The man was good. But “good” shouldn’t get you into the Hall of Fame. “Good” will make you popular. “Good” will get you some very nice compliments. “Good” will make your mom smile and say, “I like that Yao Ming. He seems sweet.” Good, overall, is very good.

But I want great in my Hall of Fame. I don’t care if you’re “good”. Ultimately if your career on the court didn’t amount to anything other than some fond smiles, then you don’t belong where we put the best. Because the best are better than good.

I understand that there have been foreign players inducted in the Hall of Fame with far shakier credentials than Yao Ming. I get that. But that doesn’t make it right. Why should we taint our “illustrious” Hall of Fame with players that weren’t the best, weren’t dominant, and weren’t one of the top players in the league while they played? Why let the mistakes of our past lead our future?

No, I want transcendence. I want the Hall of Fame to have meaning.
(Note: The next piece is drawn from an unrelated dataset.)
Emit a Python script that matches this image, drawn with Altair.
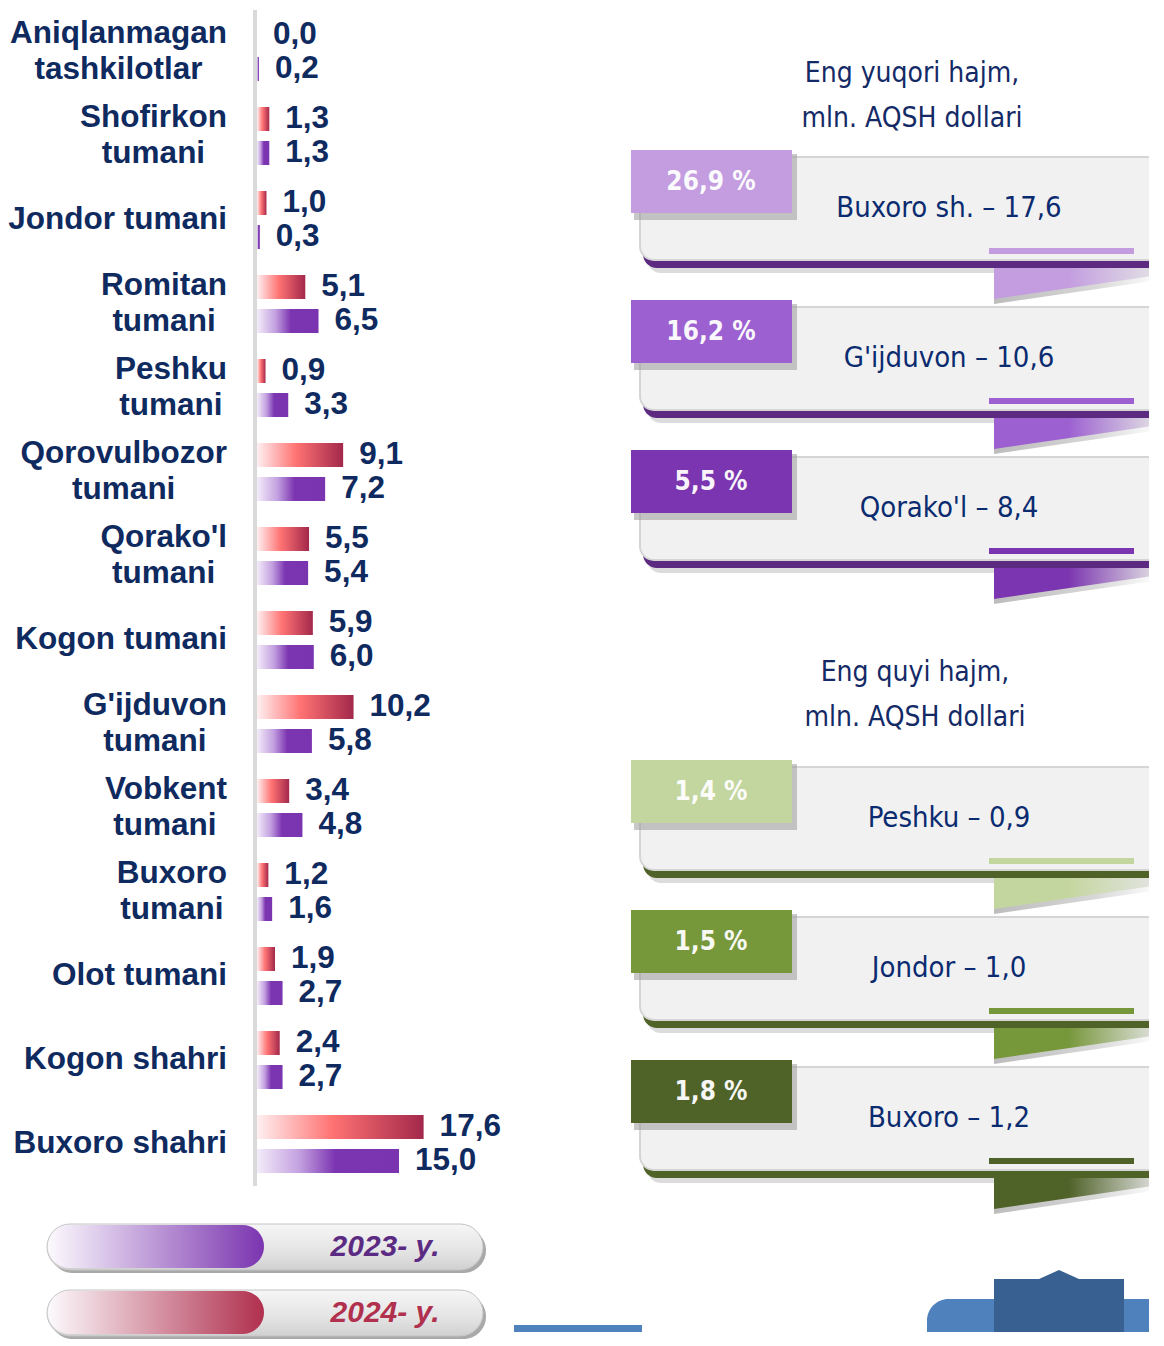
import altair as alt
import pandas as pd

# ---------------- data ----------------
categories = [
    "Aniqlanmagan\ntashkilotlar", "Shofirkon\ntumani", "Jondor tumani",
    "Romitan\ntumani", "Peshku\ntumani", "Qorovulbozor\ntumani",
    "Qorako'l\ntumani", "Kogon tumani", "G'ijduvon\ntumani",
    "Vobkent\ntumani", "Buxoro\ntumani", "Olot tumani",
    "Kogon shahri", "Buxoro shahri",
]
values_2024 = [0.0, 1.3, 1.0, 5.1, 0.9, 9.1, 5.5, 5.9, 10.2, 3.4, 1.2, 1.9, 2.4, 17.6]
values_2023 = [0.2, 1.3, 0.3, 6.5, 3.3, 7.2, 5.4, 6.0, 5.8, 4.8, 1.6, 2.7, 2.7, 15.0]
legend_years = ["2023- y.", "2024- y."]

top_title = "Eng yuqori hajm,\nmln. AQSH dollari"
top_shares = ["26,9 %", "16,2 %", "5,5 %"]
top_names = ["Buxoro sh. – 17,6", "G'ijduvon – 10,6", "Qorako'l – 8,4"]
low_title = "Eng quyi hajm,\nmln. AQSH dollari"
low_shares = ["1,4  %", "1,5 %", "1,8 %"]
low_names = ["Peshku – 0,9", "Jondor – 1,0", "Buxoro  – 1,2"]

# ---------------- styles ----------------
NAVY = "#0f2a5f"
NAME_BLUE = "#0b2b70"
TITLE_BLUE = "#142a66"
BOLD = "Liberation Sans, Arial, sans-serif"
NARROW = "Liberation Sans Narrow, Arial Narrow, DejaVu Sans Condensed, sans-serif"
TAB_COLORS = ["#c39de0", "#9c60d1", "#7b35b0", "#c4d69f", "#77973b", "#4f6228"]
DARK_COLORS = ["#5c2a80"] * 3 + ["#4f6228"] * 3
LEGEND_FILL = {"2023- y.": "#7b35b0", "2024- y.": "#b0304e"}
LEGEND_TEXT = {"2023- y.": "#5b2a82", "2024- y.": "#b0304e"}


def grad(stops, horizontal=True):
    return alt.LinearGradient(
        gradient="linear",
        stops=[alt.GradientStop(color=c, offset=o) for o, c in stops],
        x1=0, y1=0, x2=1 if horizontal else 0, y2=0 if horizontal else 1,
    )


RED_GRAD = grad([(0, "#fff0f1"), (0.45, "#ff7373"), (1, "#a3284b")])
PUR_GRAD = grad([(0, "#f3ecf9"), (0.3, "#c3a0e0"), (0.55, "#7c35b1"), (1, "#7b34b0")])

# Arial/Liberation Sans Bold advance widths (1/1000 em) for label centring
AW = {" ": 278, "'": 238, "A": 722, "B": 722, "G": 778, "J": 556, "K": 722, "O": 778,
      "P": 667, "Q": 778, "R": 722, "S": 667, "V": 667, "a": 556, "b": 611, "c": 556,
      "d": 611, "e": 556, "f": 333, "g": 611, "h": 611, "i": 278, "j": 278, "k": 556,
      "l": 278, "m": 889, "n": 611, "o": 611, "p": 611, "q": 611, "r": 389, "s": 556,
      "t": 333, "u": 611, "v": 556, "x": 556, "y": 556, "z": 500}


def tw(s, size):
    return sum(AW.get(ch, 556) for ch in s) * size / 1000.0


def fmt(v):
    return f"{v:.1f}".replace(".", ",")


# ---------------- left: bar chart ----------------
BW, BH = 284, 1176
XMAX = 30.0
PXU = BW / XMAX
GAP = 30
FS = 31.5
ROW_OFF = 17
LINE_OFF = 18

left = pd.DataFrame({
    "key": [c.replace("\n", " ") for c in categories],
    "line1": [c.split("\n")[0] for c in categories],
    "line2": [c.split("\n")[1] if "\n" in c else "" for c in categories],
    "v24": values_2024,
    "v23": values_2023,
})
left["two"] = left["line2"] != ""
left["l24"] = left["v24"].map(fmt)
left["l23"] = left["v23"].map(fmt)
left["cx2"] = [-(GAP + tw(s, FS) / 2) / PXU for s in left["line1"]]

xs = alt.Scale(domain=[0, XMAX], nice=False, zero=True)
Y = alt.Y("key:N", sort=list(left["key"]), axis=None,
          scale=alt.Scale(paddingInner=0, paddingOuter=0))


def X(f):
    return alt.X(f, scale=xs, axis=None)


base = alt.Chart(left)
axis_line = base.mark_rule(color="#d9d9d9", strokeWidth=4).encode(
    x=alt.value(-2), y=alt.value(0), y2=alt.value(BH))
b24 = base.mark_bar(size=24, yOffset=-ROW_OFF, color=RED_GRAD).encode(x=X("v24:Q"), y=Y)
b23 = base.mark_bar(size=24, yOffset=ROW_OFF, color=PUR_GRAD).encode(x=X("v23:Q"), y=Y)
txt_style = dict(baseline="middle", font=BOLD, fontSize=FS, fontWeight="bold", color=NAVY)
t24 = base.mark_text(align="left", dx=16, dy=-ROW_OFF, **txt_style).encode(
    x=X("v24:Q"), y=Y, text="l24:N")
t23 = base.mark_text(align="left", dx=16, dy=ROW_OFF, **txt_style).encode(
    x=X("v23:Q"), y=Y, text="l23:N")
c_one = base.transform_filter("!datum.two").mark_text(align="right", **txt_style).encode(
    x=alt.value(-GAP), y=Y, text="line1:N")
c_top = base.transform_filter("datum.two").mark_text(align="right", dy=-LINE_OFF, **txt_style).encode(
    x=alt.value(-GAP), y=Y, text="line1:N")
c_bot = base.transform_filter("datum.two").mark_text(align="center", dy=LINE_OFF, **txt_style).encode(
    x=X("cx2:Q"), y=Y, text="line2:N")

left_chart = alt.layer(axis_line, b24, b23, t24, t23, c_one, c_top, c_bot).properties(
    width=BW, height=BH)

# ---------------- legend ----------------
LH = 146
PILL_TOP, PILL_STEP, PILL_H = 38, 66, 46
leg = pd.DataFrame({"year": legend_years})
leg["i"] = range(len(leg))
leg["y1"] = PILL_TOP + leg["i"] * PILL_STEP
leg["y2"] = leg["y1"] + PILL_H
leg["sy1"] = leg["y1"] + 4
leg["sy2"] = leg["y2"] + 3
leg["fy1"] = leg["y1"] + 1
leg["fy2"] = leg["y2"] - 2
leg["ym"] = (leg["y1"] + leg["y2"]) / 2
leg["tc"] = leg["year"].map(LEGEND_TEXT)

LX = alt.Scale(domain=[0, BW], nice=False, zero=False)
LY = alt.Scale(domain=[0, LH], nice=False, zero=False, reverse=True)


def ly(f):
    return alt.Y(f"{f}:Q", scale=LY, axis=None)


lbase = alt.Chart(leg)
pill_shadow = lbase.mark_rect(cornerRadius=23, color="#9a9a9a", opacity=0.85).encode(
    x=alt.value(-207), x2=alt.value(229), y=ly("sy1"), y2=alt.Y2("sy2"))
pill_body = lbase.mark_rect(
    cornerRadius=23, stroke="#c4c4c4", strokeWidth=1,
    color=grad([(0, "#f6f6f6"), (0.6, "#e4e4e4"), (1, "#d0d0d0")], horizontal=False),
).encode(x=alt.value(-210), x2=alt.value(226), y=ly("y1"), y2=alt.Y2("y2"))
pill_fills = []
for yr in legend_years:
    pill_fills.append(
        lbase.transform_filter(alt.datum.year == yr).mark_rect(
            cornerRadius=22,
            color=grad([(0, "#fcfafd"), (1, LEGEND_FILL[yr])]),
        ).encode(x=alt.value(-209), x2=alt.value(7), y=ly("fy1"), y2=alt.Y2("fy2"))
    )
pill_text = lbase.mark_text(
    align="center", baseline="middle", font=BOLD, fontSize=30,
    fontWeight="bold", fontStyle="italic",
).encode(x=alt.value(128), y=ly("ym"), text="year:N",
         color=alt.Color("tc:N", scale=None))

deco_mid = pd.DataFrame({"x1": [257], "x2": [385], "y1": [139], "y2": [LH]})
mid_rect = alt.Chart(deco_mid).mark_rect(color="#4f81bd").encode(
    x=alt.X("x1:Q", scale=LX, axis=None), x2="x2", y=ly("y1"), y2=alt.Y2("y2"))

legend_chart = alt.layer(pill_shadow, pill_body, *pill_fills, pill_text, mid_rect).properties(
    width=BW, height=LH)

# ---------------- right: callout boxes ----------------
RW, RH = 530, 1322
RX = alt.Scale(domain=[0, RW], nice=False, zero=False)
RY = alt.Scale(domain=[0, RH], nice=False, zero=False, reverse=True)


def rx(f):
    return alt.X(f"{f}:Q", scale=RX, axis=None)


def ry(f):
    return alt.Y(f"{f}:Q", scale=RY, axis=None)


G1_TOP, G2_TOP, STEP = 140, 750, 150
boxes = pd.DataFrame({
    "share": top_shares + low_shares,
    "name": top_names + low_names,
    "tab": TAB_COLORS,
    "dark": DARK_COLORS,
})
boxes["top"] = [G1_TOP + i * STEP for i in range(3)] + [G2_TOP + i * STEP for i in range(3)]
T = boxes["top"]
boxes["tab_x1"], boxes["tab_x2"], boxes["tab_y1"], boxes["tab_y2"] = 12, 173, T, T + 63
boxes["tsh_x1"], boxes["tsh_x2"], boxes["tsh_y1"], boxes["tsh_y2"] = 15, 178, T + 4, T + 70
boxes["box_x1"], boxes["box_x2"], boxes["box_y1"], boxes["box_y2"] = 21, RW + 30, T + 7, T + 110
boxes["drk_x1"], boxes["drk_x2"], boxes["drk_y1"], boxes["drk_y2"] = 24, RW + 30, T + 14, T + 118
boxes["bsh_x1"], boxes["bsh_x2"], boxes["bsh_y1"], boxes["bsh_y2"] = 28, RW + 30, T + 20, T + 123
boxes["sb_x1"], boxes["sb_x2"], boxes["sb_y1"], boxes["sb_y2"] = 370, 515, T + 98, T + 104
boxes["pct_x"], boxes["pct_y"] = 92, T + 32
boxes["nm_x"], boxes["nm_y"] = 330, T + 58

rbase = alt.Chart(boxes)


def rrect(prefix, **mk):
    return rbase.mark_rect(clip=True, **mk).encode(
        x=rx(f"{prefix}_x1"), x2=alt.X2(f"{prefix}_x2"),
        y=ry(f"{prefix}_y1"), y2=alt.Y2(f"{prefix}_y2"))


box_shadow = rrect("bsh", cornerRadius=14, color="#dcdcdc")
box_dark = rrect("drk", cornerRadius=14).encode(color=alt.Color("dark:N", scale=None))
box_body = rrect("box", cornerRadius=14, color="#f1f1f1", stroke="#d5d5d5", strokeWidth=2)
small_bar = rrect("sb").encode(color=alt.Color("tab:N", scale=None))
tab_shadow = rrect("tsh", color="#9a9a9a", opacity=0.55)
tab = rrect("tab").encode(color=alt.Color("tab:N", scale=None))
pct_text = rbase.mark_text(
    align="center", baseline="middle", font=NARROW, fontSize=26, fontWeight="bold",
    color="#ffffff", opacity=0.95,
).encode(x=rx("pct_x"), y=ry("pct_y"), text="share:N")
name_text = rbase.mark_text(
    align="center", baseline="middle", font=NARROW, fontSize=29, color=NAME_BLUE,
).encode(x=rx("nm_x"), y=ry("nm_y"), text="name:N")

ribbons = []
for top, col in zip(boxes["top"], boxes["tab"]):
    sh = pd.DataFrame({"x": [375, RW + 10], "y": [top + 119, top + 119],
                       "y2": [top + 154, top + 130]})
    ribbons.append(
        alt.Chart(sh).mark_area(
            clip=True, color=grad([(0, "#bdbdbd"), (0.6, "#d6d6d6"), (1, "#ffffff")])
        ).encode(x=rx("x"), y=ry("y"), y2=alt.Y2("y2"))
    )
    rb = pd.DataFrame({"x": [375, RW + 10], "y": [top + 118, top + 118],
                       "y2": [top + 149, top + 125]})
    ribbons.append(
        alt.Chart(rb).mark_area(
            clip=True, color=grad([(0, col), (0.45, col), (1, "#e4e4e4")])
        ).encode(x=rx("x"), y=ry("y"), y2=alt.Y2("y2"))
    )

# y is the centre of the first title line (second line follows below)
titles = pd.DataFrame({"t": [top_title, low_title], "x": [293, 296], "y": [64, 663]})
title_text = alt.Chart(titles).mark_text(
    align="center", baseline="middle", font=NARROW, fontSize=28, lineBreak="\n",
    lineHeight=45, color=TITLE_BLUE,
).encode(x=rx("x"), y=ry("y"), text="t:N")

deco = pd.DataFrame({"x1": [308, 375], "x2": [RW + 20, 505], "y1": [1289, 1269],
                     "y2": [RH + 10, 1332]})
deco_light = alt.Chart(deco.iloc[[0]]).mark_rect(
    clip=True, cornerRadiusTopLeft=30, color="#4f81bd").encode(
    x=rx("x1"), x2=alt.X2("x2"), y=ry("y1"), y2=alt.Y2("y2"))
deco_dark = alt.Chart(deco.iloc[[1]]).mark_rect(clip=True, color="#386192").encode(
    x=rx("x1"), x2=alt.X2("x2"), y=ry("y1"), y2=alt.Y2("y2"))
bump = pd.DataFrame({"x": [420, 440, 460], "y": [1269, 1260, 1269], "y2": [1269, 1269, 1269]})
deco_bump = alt.Chart(bump).mark_area(clip=True, color="#386192").encode(
    x=rx("x"), y=ry("y"), y2=alt.Y2("y2"))

right_chart = alt.layer(
    title_text, box_shadow, box_dark, box_body, small_bar, *ribbons,
    tab_shadow, tab, pct_text, name_text, deco_light, deco_dark, deco_bump,
).properties(width=RW, height=RH)

# ---------------- assemble ----------------
left_col = alt.vconcat(left_chart, legend_chart, spacing=0, bounds="flush")
chart = alt.hconcat(left_col, right_chart, spacing=362, bounds="flush").properties(
    padding=0).configure_view(strokeWidth=0)

chart.save("out.html", embed_options={"renderer": "svg", "actions": False})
I want a Hall of Famer to actually be a Hall of Famer.

Don’t get me wrong a Hall of Famer can have a merely good career and still get in--provided he did something of meaning, of substance. Yao Ming supporters point to Bill Walton, who averaged a career 13 points per game. But they don’t understand that 1977 season, that season when Bill Walton was the man on a championship winning team. He was their point scorer, their rim protector, their fast break starter, their everything. He was it.

He was transcendent.

Yao? Yao had a three year peak where he averaged a combined 23.1 points per game and he missed 86 games at the “pinnacle” of his career. During these three years, his team would never make it out of the first round of the playoffs. Meanwhile, he rebounded, defended the rim, and passed the ball at a very average rate.

He, unlike Bill Walton, was not transcendent.

Perhaps, my favorite part of the entire Yao Ming love-fest is hearing the compliments that people think help the man’s Hall of Fame case. He was the best oversized big man ever. He was the best shooting big man ever. He could have been one of the best ever.

Am I the only one who thinks these sound like back handed compliments? Never do they state that he was one of the most dominant big men to ever play the game. Never do they say he was one of the best players in the league during his tenure. Rather, they title him as “the best” in specific categories (oversized giant, shooting centers) that ultimately don’t mean a thing in the overall landscape of the league.

If that’s the case, let’s put Nate Robinson and Spud Webb in the Hall of Fame for being the best undersized players ever. Let’s put Hedo Turkoglu in the Hall of Fame for being one of the best ever despite not being able to jump (don’t believe me look here ). Let’s find some player with all the God-given talent in the world and claim that they could have been one of the best and then put them in the Hall of Fame.

Except it doesn’t work that way.

At least, it doesn’t unless your name is Yao Ming, in which case everyone seems to think “good” is great.